Past a certain age they are restricted from expressing unfettered excitement by some unwritten code of conduct lest they be considered too eager by their peers. A good-humored Scoutmaster perseveres in the knowledge that their sometimes lukewarm reaction is often just a pose, just a way of guarding themselves from unknown failures.
7. A willingness to submerge yourself and make boy leaders lead and grow through an effective application of the Patrol Method.
My Council Executive asserts that the single greatest detriment to Scouting is the 45 year old Senior Patrol Leader. Sadly many Scoutmasters do not understand their ‘submerged’ role and how important it is to stay under the surface.
A ‘submerged’ Scoutmaster can quietly observe, relay valuable intelligence to his youth leadership on the surface and torpedo problems before they know what hit them. Run silent, run deep, eschew the spotlight. Allow the Scouts to shine, let them gain the experience and credit. Don’t scuttle their ship by riding too close.
Every once in a while the Scoutmaster surfaces, but only with good reason and not for very long. He accomplishes his tasks and then slips back beneath the waves to accomplish his quiet mission.
8. A desire to advance in Scoutmastership by making use of training offered and material available on the subject.
We will, most probably, never have it all together. Any honest evaluation of our work will suggest room for improvement.
A successful Scoutmaster takes advantage of training and other experiences that will sharpen their skills. With a measure of humility they will change course when needed and always be open to new methods and ideas.
A successful Scoutmaster will observe their colleagues and learn from their successes and failures. They will take their role with appropriate gravity and seek to improve on their performance.
9. A readiness to work hand in hand with home, church, sponsoring institution, school, Local Council, National Council for the good of the individual boy and the community as a whole.
Nothing is more irksome to me than the coach or teacher who demands unconditional, unquestioning loyalty to their team or activity. When they create rules that constructively prevent a boy from fully participating actively in anything but their sacred activity they send several negative messages:
– You, the player or participant, cannot be trusted to prioritize your activities properly, so if you miss a practice. meeting or rehearsal you will be penalized because the assumption is that you are slacking off.
– Nothing in your life is more important than this team, or group or band or play. Everything else is secondary.
– If you don’t commit unconditionally you are somehow less of a person.
I fervently hope that no Scoutmaster would ever make such arbitrary, inconsiderate rules but I know that many do. We want our Scouts to challenge and excel in many endeavors, to fully participate in their community, family, church and school. If we implement policies and rules that prevent them from doing so we fall short of a commitment to the community and deny our Scouts important opportunities.
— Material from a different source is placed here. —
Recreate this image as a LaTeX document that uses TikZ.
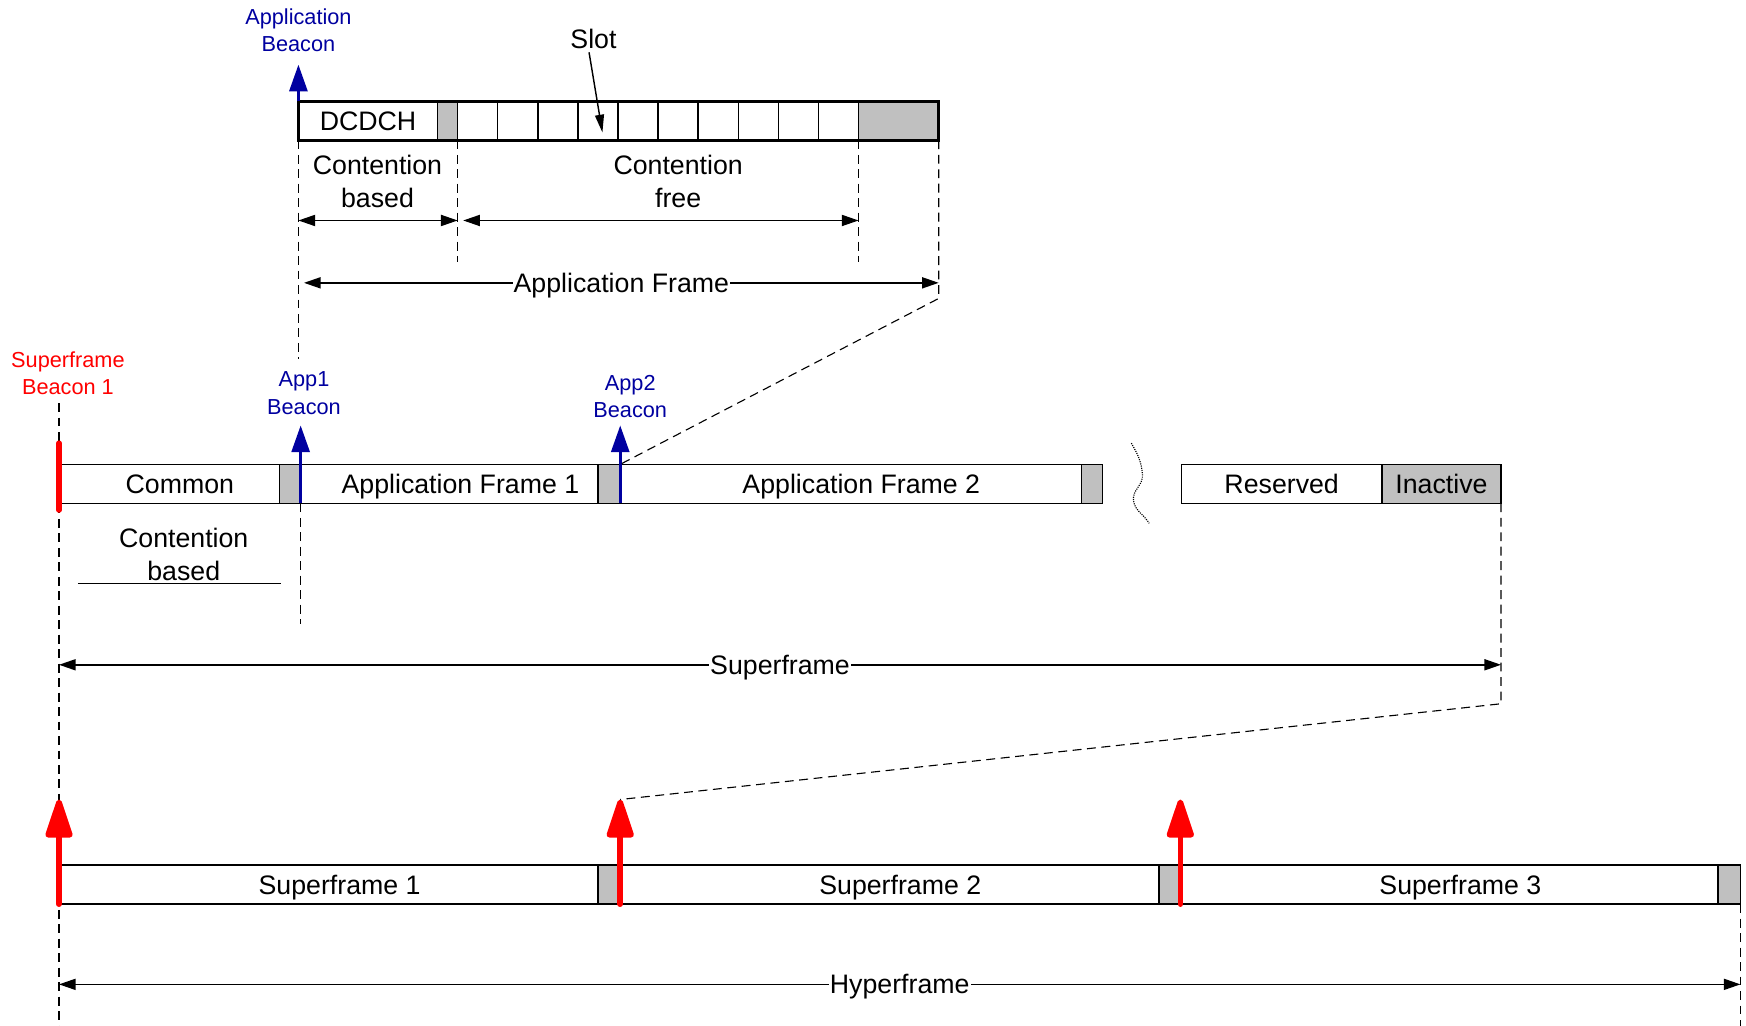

10. A love of the outdoors in all its phases and a vision of the hand that created it.
A Scoutmaster must be at home in the outdoors and cheerfully endure and enjoy the cold, the wet, the heat the exertion of accompanying their Scouts into the wild.
Beyond this they must have a real appreciation for the great cycles, processes and astounding pageant of the natural world. Such enthusiasm sparks an interest in their Scouts to discover the greater message of outdoor life. The lessons of self sufficiency, the paradoxical fragility and power of nature, the stewardship of resources, the place of humankind in the cosmos are all contained in a simple camping trip if we bother to look for them.